Was Ireland's victory over Afghanistan on Tuesday their greatest Twenty20 win? (stock photo)

Was Ireland's victory over Afghanistan on Tuesday their greatest Twenty20 win? (stock photo)

Was Ireland's victory over Afghanistan on Tuesday their greatest Twenty20 win?

Coming eight weeks after beating the West Indies, the current world champions, in their own backyard, it may seem a daft question, but in conditions so foreign to Ireland and so favourable to Afghanistan and their world-class spin bowlers, to win in India at the 10th time of asking was surely the greater achievement.

It may have needed a Super Over before they could celebrate, but it finally proved that Ireland have players who, on a going day, can bowl at the death. And that has been their failing ever since they were mauled by Netherlands at the World T20 in 2014.

In Paul Stirling, Kevin O'Brien, Andrew Balbirnie, Gareth Delany and now Harry Tector, top scorer in the three-match series against Afghanistan, they have a top five who can score fast runs and also clear the boundary.

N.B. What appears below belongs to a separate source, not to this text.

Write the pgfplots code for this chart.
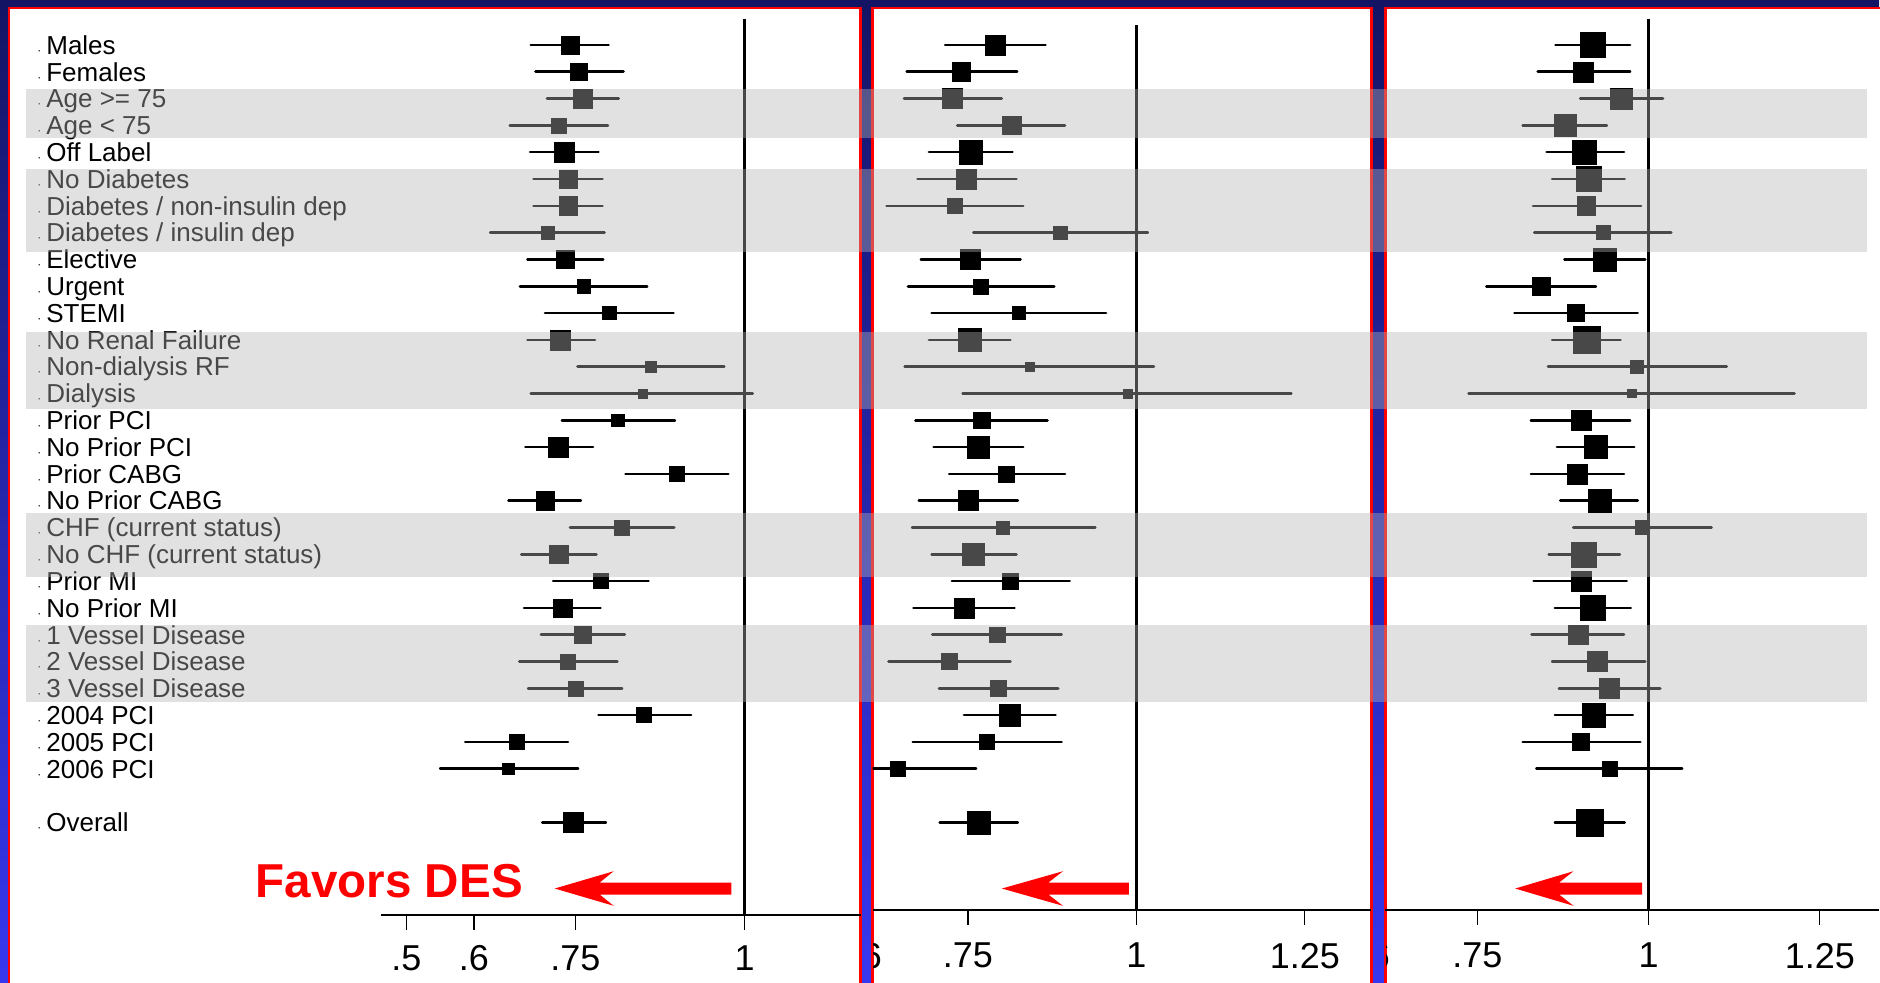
\documentclass[border=0pt]{standalone}
\usepackage{fontspec}
\setmainfont{Liberation Sans}
\usepackage{pgfplots}
\pgfplotsset{compat=1.18}
\usepackage{pgfplotstable}

\definecolor{navyA}{RGB}{20,20,100}
\definecolor{navyB}{RGB}{55,55,240}
\definecolor{bandc}{RGB}{182,182,182}

% row  est  lo  hi  s(mark size, pt)
\pgfplotstableread{
row est lo hi s
0 0.742 0.684 0.799 4.6
1 0.755 0.691 0.821 4.2
2 0.761 0.708 0.814 4.6
3 0.725 0.653 0.798 3.75
4 0.733 0.683 0.784 5.0
5 0.739 0.688 0.790 4.6
6 0.739 0.688 0.790 4.6
7 0.709 0.624 0.793 3.2
8 0.735 0.679 0.791 4.6
9 0.762 0.668 0.856 3.3
10 0.800 0.705 0.895 3.3
11 0.728 0.679 0.779 5.0
12 0.861 0.753 0.970 2.7
13 0.849 0.684 1.012 2.3
14 0.813 0.730 0.897 3.2
15 0.725 0.676 0.776 5.0
16 0.900 0.824 0.976 3.75
17 0.705 0.651 0.758 4.6
18 0.819 0.742 0.896 3.75
19 0.725 0.670 0.781 4.6
20 0.787 0.717 0.858 3.75
21 0.731 0.674 0.787 4.6
22 0.761 0.699 0.823 4.2
23 0.739 0.667 0.812 3.75
24 0.750 0.680 0.819 3.75
25 0.851 0.784 0.921 3.75
26 0.663 0.587 0.739 3.75
27 0.651 0.550 0.754 2.9
29 0.747 0.701 0.795 5.0
}\tblA

\pgfplotstableread{
row est lo hi s
0 0.790 0.716 0.865 5.0
1 0.740 0.659 0.823 4.6
2 0.727 0.655 0.800 5.0
3 0.815 0.734 0.894 4.6
4 0.754 0.692 0.816 5.8
5 0.748 0.675 0.822 5.0
6 0.730 0.629 0.832 3.75
7 0.887 0.758 1.017 3.3
8 0.754 0.680 0.828 5.0
9 0.769 0.661 0.878 3.75
10 0.825 0.696 0.955 3.3
11 0.753 0.692 0.813 5.8
12 0.841 0.656 1.026 2.3
13 0.987 0.742 1.230 2.3
14 0.770 0.672 0.868 4.2
15 0.765 0.699 0.832 5.4
16 0.807 0.722 0.894 4.0
17 0.750 0.677 0.824 5.0
18 0.802 0.667 0.939 3.2
19 0.758 0.696 0.822 5.4
20 0.813 0.726 0.901 4.0
21 0.744 0.669 0.819 5.0
22 0.793 0.697 0.889 4.0
23 0.722 0.632 0.813 4.0
24 0.795 0.707 0.884 4.0
25 0.812 0.744 0.880 5.4
26 0.778 0.668 0.889 3.75
27 0.646 0.540 0.762 3.75
29 0.766 0.708 0.824 5.8
}\tblB

\pgfplotstableread{
row est lo hi s
0 0.918 0.864 0.973 6.25
1 0.905 0.838 0.973 5.0
2 0.960 0.900 1.021 5.4
3 0.878 0.816 0.939 5.4
4 0.906 0.851 0.964 5.8
5 0.912 0.859 0.965 6.25
6 0.909 0.831 0.989 4.6
7 0.933 0.833 1.033 3.5
8 0.936 0.877 0.995 5.8
9 0.843 0.763 0.923 4.6
10 0.894 0.804 0.984 4.2
11 0.909 0.859 0.959 6.8
12 0.983 0.853 1.114 3.2
13 0.975 0.737 1.213 2.1
14 0.901 0.828 0.973 5.0
15 0.923 0.866 0.979 5.8
16 0.895 0.828 0.964 5.0
17 0.928 0.871 0.984 5.8
18 0.991 0.890 1.092 3.5
19 0.905 0.854 0.958 6.25
20 0.901 0.832 0.968 5.0
21 0.918 0.863 0.974 6.25
22 0.897 0.829 0.964 5.0
23 0.925 0.859 0.995 5.0
24 0.943 0.869 1.017 5.0
25 0.920 0.863 0.977 5.8
26 0.901 0.816 0.988 4.2
27 0.943 0.836 1.049 3.75
29 0.914 0.863 0.965 6.7
}\tblC

\pgfplotsset{
  panel/.style={
    scale only axis,
    anchor=north west,
    axis x line*=bottom,
    axis y line=none,
    axis line style={-, line width=1pt, black},
    xtick style={black, line width=0.6pt},
    major tick length=7.5pt,
    tick align=outside,
    ytick=\empty,
    xticklabel style={font=\fontsize{18}{20}\selectfont},
    ymax=1.6778,
  },
  cis/.style={only marks, mark=none,
    error bars/.cd, x dir=both, x explicit, error mark=none,
    error bar style={line width=1.3pt, black, line cap=round}},
  pts/.style={scatter, only marks, mark=square*,
    scatter/use mapped color={draw=black, fill=black},
    mark options={rounded corners=1.2pt, line width=0.2pt},
    visualization depends on={\thisrow{s} \as \perpointmarksize},
    scatter/@pre marker code/.append style={/tikz/mark size=\perpointmarksize}},
}

\newcommand{\lab}[2]{\node[anchor=base west, inner sep=0pt, yshift=-4.65pt,
  font=\fontsize{13}{15}\selectfont] at (axis cs:-0.0325,-#1)
  {\makebox[0pt][r]{\fontsize{6}{6}\selectfont\textperiodcentered\hspace{2.5pt}}#2};}

\begin{document}
\begin{tikzpicture}
\begin{scope}[x=0.5pt,y=-0.5pt]
  \useasboundingbox (0,0) rectangle (1880,983);
  \shade[top color=navyA, bottom color=navyB] (0,0) rectangle (1880,983);
  \fill[white] (9,8) rectangle (861,995);
  \draw[red, line width=1.25pt] (9,995) -- (9,8) -- (861,8) -- (861,995);
  \fill[white] (873,8) rectangle (1372,995);
  \draw[red, line width=1.25pt] (873,995) -- (873,8) -- (1372,8) -- (1372,995);
  \fill[white] (1386,8) rectangle (1890,995);
  \draw[red, line width=1.25pt] (1386,995) -- (1386,8) -- (1890,8);
\end{scope}

% ---------- Panel 1 ----------
\begin{axis}[panel, at={(190.5pt,0pt)}, width=240pt, height=457.5pt,
  xmin=0.46233, xmax=1.17134, ymin=-32.438, clip=false,
  xticklabel style={yshift=-4.5pt},
  xtick={0.5,0.6,0.75,1}, xticklabels={.5,.6,.75,1}]
  \addplot[black, line width=1.5pt] coordinates {(1,0.97) (1,-32.438)};
  \addplot[cis] table[x=est, y expr=-\thisrow{row},
    x error plus expr=\thisrow{hi}-\thisrow{est},
    x error minus expr=\thisrow{est}-\thisrow{lo}] {\tblA};
  \addplot[pts] table[x=est, y expr=-\thisrow{row}] {\tblA};
  \lab{0}{Males}
  \lab{1}{Females}
  \lab{2}{Age >= 75}
  \lab{3}{Age < 75}
  \lab{4}{Off Label}
  \lab{5}{No Diabetes}
  \lab{6}{Diabetes / non-insulin dep}
  \lab{7}{Diabetes / insulin dep}
  \lab{8}{Elective}
  \lab{9}{Urgent}
  \lab{10}{STEMI}
  \lab{11}{No Renal Failure}
  \lab{12}{Non-dialysis RF}
  \lab{13}{Dialysis}
  \lab{14}{Prior PCI}
  \lab{15}{No Prior PCI}
  \lab{16}{Prior CABG}
  \lab{17}{No Prior CABG}
  \lab{18}{CHF (current status)}
  \lab{19}{No CHF (current status)}
  \lab{20}{Prior MI}
  \lab{21}{No Prior MI}
  \lab{22}{1 Vessel Disease}
  \lab{23}{2 Vessel Disease}
  \lab{24}{3 Vessel Disease}
  \lab{25}{2004 PCI}
  \lab{26}{2005 PCI}
  \lab{27}{2006 PCI}
  \lab{29}{Overall}
\end{axis}

% ---------- Panel 2 ----------
\begin{axis}[panel, at={(436.5pt,0pt)}, width=249.5pt, height=455pt,
  xmin=0.60831, xmax=1.34866, ymin=-32.252,
  xticklabel style={yshift=-5.7pt},
  xtick={0.75,1,1.25}, xticklabels={.75,1,1.25}]
  \addplot[black, line width=1.5pt] coordinates {(1,0.75) (1,-32.252)};
  \addplot[cis] table[x=est, y expr=-\thisrow{row},
    x error plus expr=\thisrow{hi}-\thisrow{est},
    x error minus expr=\thisrow{est}-\thisrow{lo}] {\tblB};
  \addplot[pts] table[x=est, y expr=-\thisrow{row}] {\tblB};
\end{axis}

% ---------- Panel 3 ----------
\begin{axis}[panel, at={(693pt,0pt)}, width=247pt, height=455pt,
  xmin=0.61533, xmax=1.33650, ymin=-32.252,
  xticklabel style={yshift=-5.7pt},
  xtick={0.75,1,1.25}, xticklabels={.75,1,1.25}]
  \addplot[black, line width=1.5pt] coordinates {(1,0.97) (1,-32.252)};
  \addplot[cis] table[x=est, y expr=-\thisrow{row},
    x error plus expr=\thisrow{hi}-\thisrow{est},
    x error minus expr=\thisrow{est}-\thisrow{lo}] {\tblC};
  \addplot[pts] table[x=est, y expr=-\thisrow{row}] {\tblC};
\end{axis}

\begin{scope}[x=0.5pt,y=-0.5pt]
  % partially hidden ".6" labels at the left edge of panels 2 and 3
  \begin{scope}
    \clip (874,915) rectangle (1372,983);
    \node[anchor=base, inner sep=0pt, font=\fontsize{18}{20}\selectfont] at (867.4,969) {.6};
  \end{scope}
  \begin{scope}
    \clip (1387,915) rectangle (1880,983);
    \node[anchor=base, inner sep=0pt, font=\fontsize{18}{20}\selectfont] at (1375.5,969) {.6};
  \end{scope}
  % arrows
  \fill[red] (731.7,883) -- (600,883) -- (614,871.7) -- (555,889) -- (614,906.3) -- (600,895) -- (731.7,895) -- cycle;
  \fill[red] (1129.5,883) -- (1049,883) -- (1063.5,871.7) -- (1002.4,889) -- (1063.5,906.3) -- (1049,895) -- (1129.5,895) -- cycle;
  \fill[red] (1643,883) -- (1560,883) -- (1574.3,871.7) -- (1516,889) -- (1574.3,906.3) -- (1560,895) -- (1643,895) -- cycle;
  \node[anchor=base west, inner sep=0pt, text=red,
    font=\bfseries\fontsize{23.8}{25}\selectfont] at (255.5,898) {Favors DES};
  % shaded bands (overlay)
  \fill[bandc, fill opacity=0.40] (26,89) rectangle (1868,137.7);
  \fill[bandc, fill opacity=0.40] (26,169) rectangle (1868,252.3);
  \fill[bandc, fill opacity=0.40] (26,332.3) rectangle (1868,409.3);
  \fill[bandc, fill opacity=0.40] (26,513.3) rectangle (1868,577.3);
  \fill[bandc, fill opacity=0.40] (26,625) rectangle (1868,702.7);
\end{scope}
\end{tikzpicture}
\end{document}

That was known before this trip.

But now they have Craig Young who, after an impressive 19th over in the match, was entrusted with the Super Over - and conceded only eight runs - and Josh Little, whose last over won the match against the West Indies in Grenada, plus Barry McCarthy, who came off his sick bed to replace strike bowler Boyd Rankin and concede just 21 runs against the Afghans.

The spin bowlers also played their part, with Simi Singh and Delany putting their hands up to take over from George Dockrell.

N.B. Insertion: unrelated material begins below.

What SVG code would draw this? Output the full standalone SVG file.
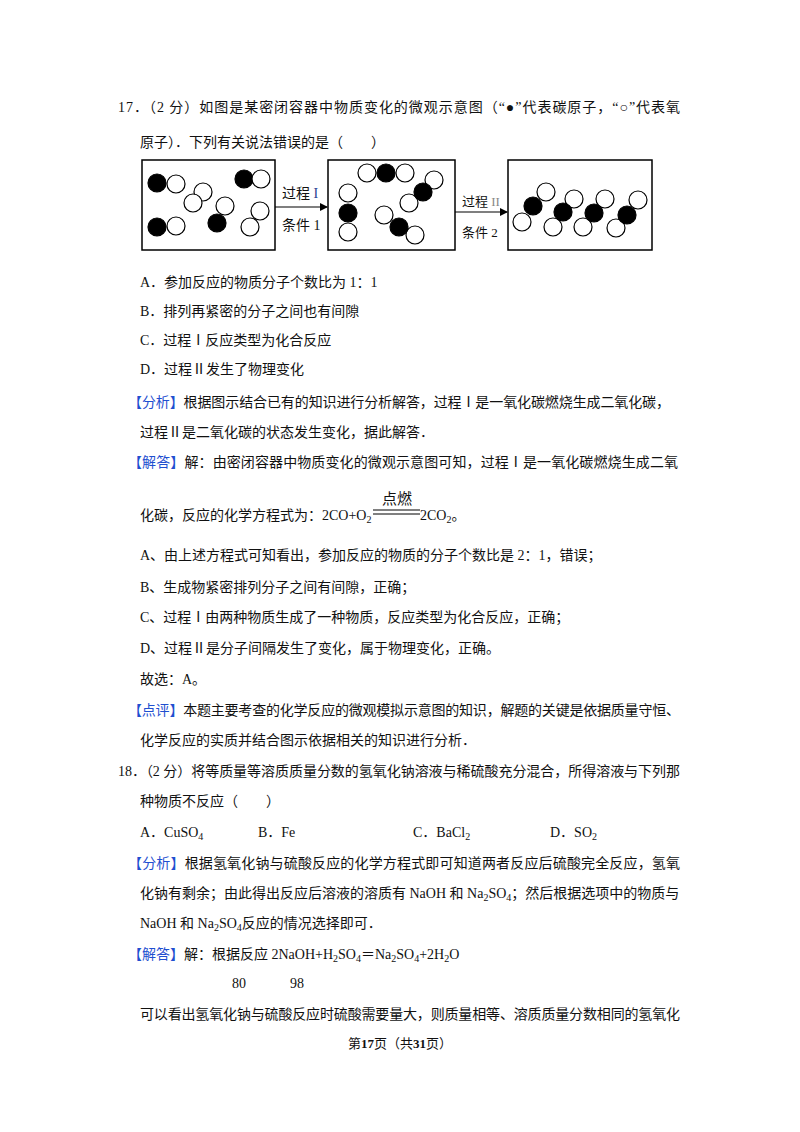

Seven months out from the T20 World Cup in Australia, it looks as if Ireland could have a squad which can be competitive on the world stage.

The weak link in the team at the moment is the lack of big-hitting in the middle order, as O'Brien acknowledged after Tuesday's victory, his 131st T20 international.

"That's going to be a big thing, especially for me as a senior player, to give the younger guys some knowledge and try to help them step up and really contribute to putting Ireland into big winning positions or chasing scores when batting second," he said.

Ireland's next T20 action is scheduled to be three games in Zimbabwe in three weeks' time, and the squad, which will be selected on Friday, will travel with confidence.